Purchasing a home is one of the most significant financial decisions many individuals will make in their lifetime. In the United States, understanding home purchase loans is essential for potential buyers to navigate the complex mortgage landscape effectively.
Home purchase loans, commonly referred to as mortgages, are financial products that allow buyers to purchase a home without paying the full price upfront. Instead, buyers borrow funds from a lender and repay the loan over time, typically in monthly installments. It's important for buyers to understand the different types of home purchase loans available to make informed choices.
Types of Home Purchase Loans
There are various types of home purchase loans, each catering to different financial situations and preferences. Here are some of the most common types:
- Conventional Loans: These loans are not insured by the government and can be either conforming or non-conforming. Conventional loans typically require a credit score of at least 620 and a down payment of around 3% to 20%. They often have competitive interest rates.
- FHA Loans: Backed by the Federal Housing Administration, FHA loans are designed to help first-time homebuyers and those with lower credit scores. They require a low down payment, often as low as 3.5%, making them accessible to a broader range of buyers.
- VA Loans: Available to eligible veterans, active-duty military personnel, and some surviving spouses, VA loans are backed by the U.S. Department of Veterans Affairs. They typically require no down payment and have favorable terms, including no private mortgage insurance (PMI).
- USDA Loans: These loans are aimed at individuals in rural and suburban areas and are backed by the U.S. Department of Agriculture. USDA loans require no down payment and are designed for low to moderate-income buyers.
Factors to Consider When Choosing a Home Purchase Loan
When selecting a home purchase loan, it's vital to consider several key factors:
- Credit Score: Your credit score plays a significant role in determining the types of loans you qualify for and the interest rates offered. Higher credit scores often lead to better loan terms.

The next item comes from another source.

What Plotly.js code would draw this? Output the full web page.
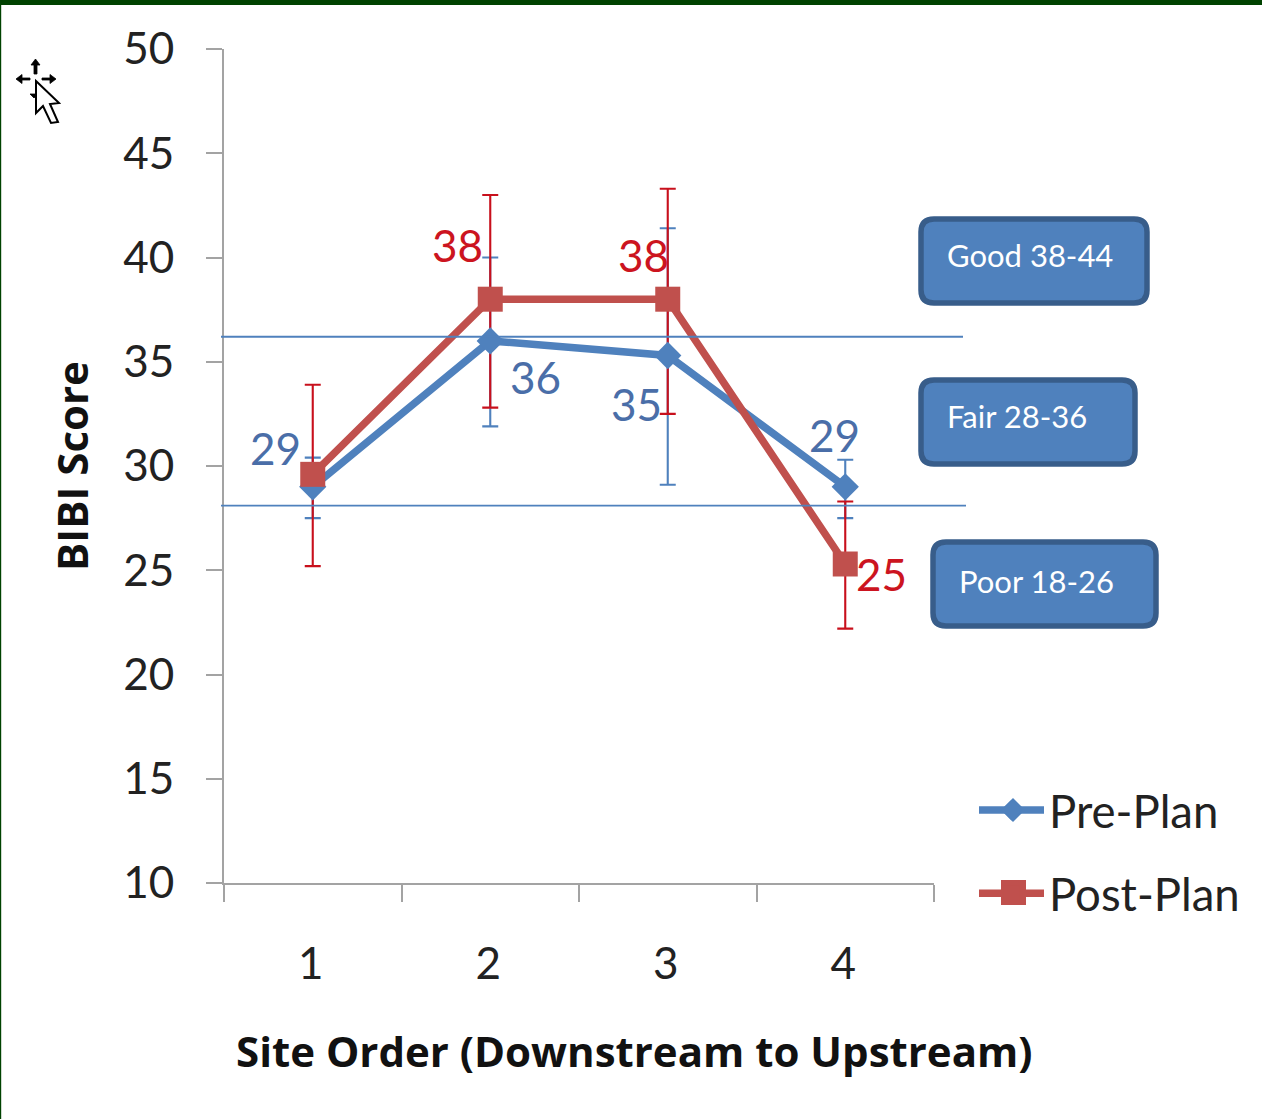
<!DOCTYPE html>
<html><head><meta charset="utf-8">
<script src="https://cdn.plot.ly/plotly-3.0.1.min.js"></script>
<style>html,body{margin:0;padding:0;background:#fff}</style></head>
<body><div id="chart" style="width:1262px;height:1119px"></div>
<script>
const sites = ['1','2','3','4'];
const prePlan = [29.0, 36.0, 35.3, 29.0];
const postPlan = [29.6, 38.0, 38.0, 25.3];
const preErrUp = [1.4, 4.0, 6.1, 1.3];
const preErrDown = [1.5, 4.1, 6.2, 1.5];
const postErrUp = [4.3, 5.0, 5.3, 3.0];
const postErrDown = [4.4, 5.2, 5.5, 3.1];
const preLabels = ['29','36','35','29'];
const postLabels = ['38','38','25'];
const thresholds = [36.2, 28.1];
const ratingBoxes = ['Good 38-44','Fair 28-36','Poor 18-26'];

const W = 1262, H = 1119, L = 224, T = 49, PW = 710, PH = 834;
const px = x => (x - L) / PW;
const py = y => 1 - (y - T) / PH;
const BLUE = '#4f81bd', RED = '#c0504d', ERR_RED = '#c8101c', BORDER = '#385d8a';
const LABEL_BLUE = '#4a6ea8', LABEL_RED = '#cc1420', FONT = 'Lato, "Open Sans", sans-serif';
const TITLE_FONT = '"Open Sans", Lato, sans-serif';

function roundRect(x0, y0, x1, y1, r) {
  const X = v => px(v), Y = v => py(v);
  const dx = r / PW, dy = r / PH;
  return `M${X(x0)+dx},${Y(y0)} L${X(x1)-dx},${Y(y0)} Q${X(x1)},${Y(y0)} ${X(x1)},${Y(y0)-dy} ` +
    `L${X(x1)},${Y(y1)+dy} Q${X(x1)},${Y(y1)} ${X(x1)-dx},${Y(y1)} L${X(x0)+dx},${Y(y1)} ` +
    `Q${X(x0)},${Y(y1)} ${X(x0)},${Y(y1)+dy} L${X(x0)},${Y(y0)-dy} Q${X(x0)},${Y(y0)} ${X(x0)+dx},${Y(y0)} Z`;
}
function poly(pts) {
  return 'M' + pts.map(p => px(p[0]) + ',' + py(p[1])).join(' L') + ' Z';
}
const paperShape = (path, fill, lineColor, lw) => ({type:'path', xref:'paper', yref:'paper', path,
  fillcolor: fill, line:{color: lineColor, width: lw}, layer:'above'});

const shapes = [
  {type:'rect', xref:'paper', yref:'paper', x0:px(0), x1:px(W), y0:py(0), y1:py(5), fillcolor:'#004200', line:{width:0}},
  {type:'rect', xref:'paper', yref:'paper', x0:px(0), x1:px(1.2), y0:py(0), y1:py(H), fillcolor:'#004200', line:{width:0}},
  {type:'line', xref:'paper', yref:'y', x0:px(221), x1:px(963), y0:thresholds[0], y1:thresholds[0], line:{color:BLUE, width:1.8}, layer:'above'},
  {type:'line', xref:'paper', yref:'y', x0:px(221), x1:px(966), y0:thresholds[1], y1:thresholds[1], line:{color:BLUE, width:1.8}, layer:'above'},
  paperShape(roundRect(921,219,1147,303,13), BLUE, BORDER, 5.5),
  paperShape(roundRect(921,380,1135,464,13), BLUE, BORDER, 5.5),
  paperShape(roundRect(933,542,1156,626,13), BLUE, BORDER, 5.5),
  // move-cursor glyph
  paperShape(poly([[35.5,59],[40,65],[37,65],[37,74],[34,74],[34,65],[31,65]]), '#000', '#000', 0.8),
  paperShape(poly([[16,79],[22,74.5],[22,78],[30,78],[30,80],[22,80],[22,83.5]]), '#000', '#000', 0.8),
  paperShape(poly([[56,79],[50,74.5],[50,78],[42,78],[42,80],[50,80],[50,83.5]]), '#000', '#000', 0.8),
  paperShape(poly([[30,94],[38,94],[34,98]]), '#000', '#000', 0.8),
  paperShape(poly([[36,81],[59,103],[50,104],[58,122],[51,123],[43,106],[36,113]]), '#fff', '#000', 2),
  // enlarged legend keys
  paperShape(poly([[1013,798],[1025,810],[1013,822],[1001,810]]), BLUE, BLUE, 0),
  paperShape(poly([[1001,880],[1026,880],[1026,905],[1001,905]]), RED, RED, 0)
];

const txt = (x, y, t, color, xshift, yshift) => ({x, y, xref:'x', yref:'y', text:t, showarrow:false,
  xshift, yshift, xanchor:'center', yanchor:'middle', font:{family:FONT, size:44, color}});
const paperTxt = (x, y, t, size, color, anchor, family, weight) => ({x:px(x), y:py(y), xref:'paper', yref:'paper', text:t, showarrow:false,
  xanchor:anchor, yanchor:'middle', font:{family, size, color, weight}});

const annotations = [
  txt(0, prePlan[0], preLabels[0], LABEL_BLUE, -37, 39),
  txt(1, prePlan[1], preLabels[1], LABEL_BLUE, 45, -36),
  txt(2, prePlan[2], preLabels[2], LABEL_BLUE, -31, -48),
  txt(3, prePlan[3], preLabels[3], LABEL_BLUE, -11, 52),
  txt(1, postPlan[1], postLabels[0], LABEL_RED, -33, 54),
  txt(2, postPlan[2], postLabels[1], LABEL_RED, -24, 44),
  txt(3, postPlan[3], postLabels[2], LABEL_RED, 36, -10),
  paperTxt(945, 255, ratingBoxes[0], 31, '#fff', 'left', FONT),
  paperTxt(945, 416, ratingBoxes[1], 31, '#fff', 'left', FONT),
  paperTxt(957, 581, ratingBoxes[2], 31, '#fff', 'left', FONT),
  paperTxt(634, 1050, 'Site Order (Downstream to Upstream)', 42, '#111', 'center', TITLE_FONT, 700)
];

const errTrace = (vals, up, down, color) => ({
  x: sites, y: vals, type:'scatter', mode:'markers', marker:{size:1, opacity:0, color}, showlegend:false, hoverinfo:'skip',
  error_y:{type:'data', symmetric:false, array:up, arrayminus:down, color, thickness:2.1, width:8}
});
const lineTrace = (name, vals, color, symbol, size) => ({
  x: sites, y: vals, name, legendgroup:name, type:'scatter', mode:'lines+markers',
  line:{color, width:7.5}, marker:{color, symbol, size}
});

const data = [
  errTrace(prePlan, preErrUp, preErrDown, BLUE),
  errTrace(postPlan, postErrUp, postErrDown, ERR_RED),
  lineTrace('Pre-Plan', prePlan, BLUE, 'diamond', 21),
  lineTrace('Post-Plan', postPlan, RED, 'square', 25)
];

const layout = {
  width:W, height:H, autosize:false, paper_bgcolor:'#fff', plot_bgcolor:'#fff',
  margin:{l:L, t:T, r:W-L-PW, b:H-T-PH, pad:0},
  font:{family:FONT, color:'#222'},
  xaxis:{type:'category', tickson:'boundaries', range:[-0.5,3.5], showgrid:false, zeroline:false,
    showline:true, linecolor:'#a3a3a3', linewidth:2, ticks:'outside', ticklen:17, tickwidth:2, tickcolor:'#a3a3a3',
    tickfont:{family:FONT, size:44, color:'#222'}, ticklabelstandoff:41, ticklabelshift:-2},
  yaxis:{range:[10,50], tick0:10, dtick:5, showgrid:false, zeroline:false,
    showline:true, linecolor:'#a3a3a3', linewidth:2, ticks:'outside', ticklen:16, tickwidth:2, tickcolor:'#a3a3a3',
    tickfont:{family:FONT, size:44, color:'#222'}, ticklabelstandoff:23,
    title:{text:'BIBI Score', font:{family:TITLE_FONT, size:42, color:'#111', weight:700}, standoff:21}},
  showlegend:true,
  legend:{x:px(974), y:py(774), xanchor:'left', yanchor:'top', bgcolor:'rgba(0,0,0,0)', borderwidth:0,
    traceorder:'grouped', tracegroupgap:21, itemwidth:65, font:{family:FONT, size:45.5, color:'#222'}, itemclick:false},
  shapes, annotations
};
Plotly.newPlot('chart', data, layout, {displayModeBar:false, staticPlot:true});
</script></body></html>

- Down Payment: The amount you can afford to put down upfront affects your mortgage options. Lower down payments may require private mortgage insurance, while larger down payments can eliminate this cost.
- Loan Terms: Loans typically come with fixed or adjustable interest rates. Fixed-rate mortgages have consistent payments over the life of the loan, while adjustable-rate mortgages (ARMs) may offer lower initial rates that can change over time.
- Fees and Closing Costs: Be aware of various fees associated with obtaining a mortgage, including origination fees, appraisal fees, and closing costs. These can add up and should be factored into your budget.
Steps to Obtain a Home Purchase Loan
The process of securing a home purchase loan generally involves several key steps:
- Pre-Approval: Before house hunting, it’s advisable to get pre-approved for a mortgage. This process involves a lender reviewing your financial information to determine how much you can borrow and what your interest rate will be.
- Finding a Home: Once pre-approved, you can start searching for your ideal home within your budget. Working with a real estate agent can streamline this process.
- Formal Application: After choosing a home, you will need to submit a formal mortgage application. This includes providing detailed financial information and documentation to your lender.
- Underwriting: During this stage, the lender assesses your application, evaluates the property, and verifies your financial details before approving the loan.
- Closing: Once approved, you’ll attend a closing meeting to finalize the loan documents and take possession of your new home.
Understanding home purchase loans is crucial for any prospective homebuyer in the United States. By familiarizing yourself with the types of loans available, key factors to consider, and the steps involved in obtaining a mortgage, you can make informed decisions that align with your financial goals.
Being well-prepared can not only save you time but also ensure you secure the best possible deal on your future home. Always consult with a mortgage professional to guide you through the process and identify the options that best suit your needs.